School shootings are not new but they’re definitely big news. And when we have grandchildren in the public education system, we need to know they’re safe in their classrooms. Could stiffer gun control laws make that happen?
The first school shooting recorded in the U.S. was in 1764. It happened when four Lenape American Indian’s entered a schoolhouse and shot dead its schoolmaster and at least nine students. During the 1800s eleven school shootings hit the news and 16 took place from 1900-19339.
Eleven more occurred in the 1940’s, seventeen in the 1950’s, eleven in the 1960s, four in the 1970’s, twelve in the 1980’s, fourteen in the 1990s, and ten and counting from 2,000. Could gun control laws have changed these numbers?
Why is it that school-related gun violence has made its mark for over 300 years in this country? It’s simple. We have guns and we have people who like to harm others. Put those two together and people will yell, scream, march, riot, loot, declare, and even shoot each other over their differences.
So, we have guns and people who use them. Does that mean we should outlaw people and guns? Just people? Or Just guns?
Guns Used for Self-Destruction
As parents and grandparents, a chill runs down our spines whenever we hear of a youth taking his or her own life. How can someone take their own precious life away from those who love them?
Why would they choose to not live and take their presence and potential?
Since most of us have lived on this earth for several decades and been through our own trials and tribulations, it may be hard to fathom why someone else chose to avoid them. And so we feel a keen mixture of pain and sorrow, questioning, and dismay.
Approximately 1,300 children are shot to death in America each year. Over one-third of those are self-inflicted. And for those 18 and older, there is twice the number of gun-related suicides than homicides.

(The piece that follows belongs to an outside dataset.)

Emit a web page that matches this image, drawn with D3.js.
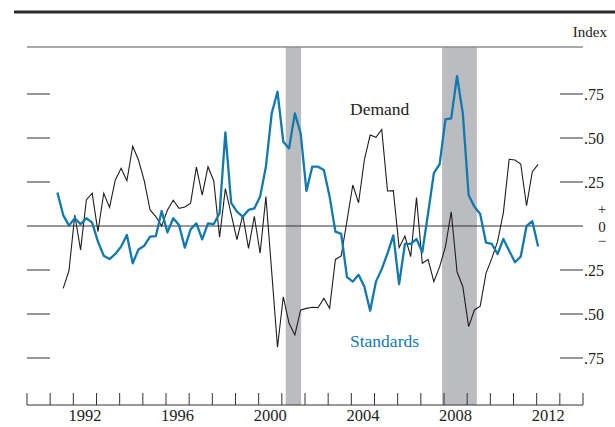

Here again, we have guns and people. This time they’re turning on themselves without innate gun control.
Where Did We Get All These Guns?
America has had guns since the first white settlers came to call. We used them for hunting, self-defense, and for the offensive take-over of property. Thus, the same ways our European ancestors used them.
The Native Americans or Indians as they have been called used spears, bows and arrows, and tomahawks for all the same reasons.
However, the white man had the upper hand with his “fire stick.” He came from cultures that were more technologically advanced and had access to tools that made quick work of many aspects of life. Including killing.
So, white men had their guns, came to America, and used them. And the Natives obtained them through trade and barter and used them just the same. They were a blessing and a curse. A blessing because they aided in the hunt and in protection and a curse because it was man against man and gun against gun.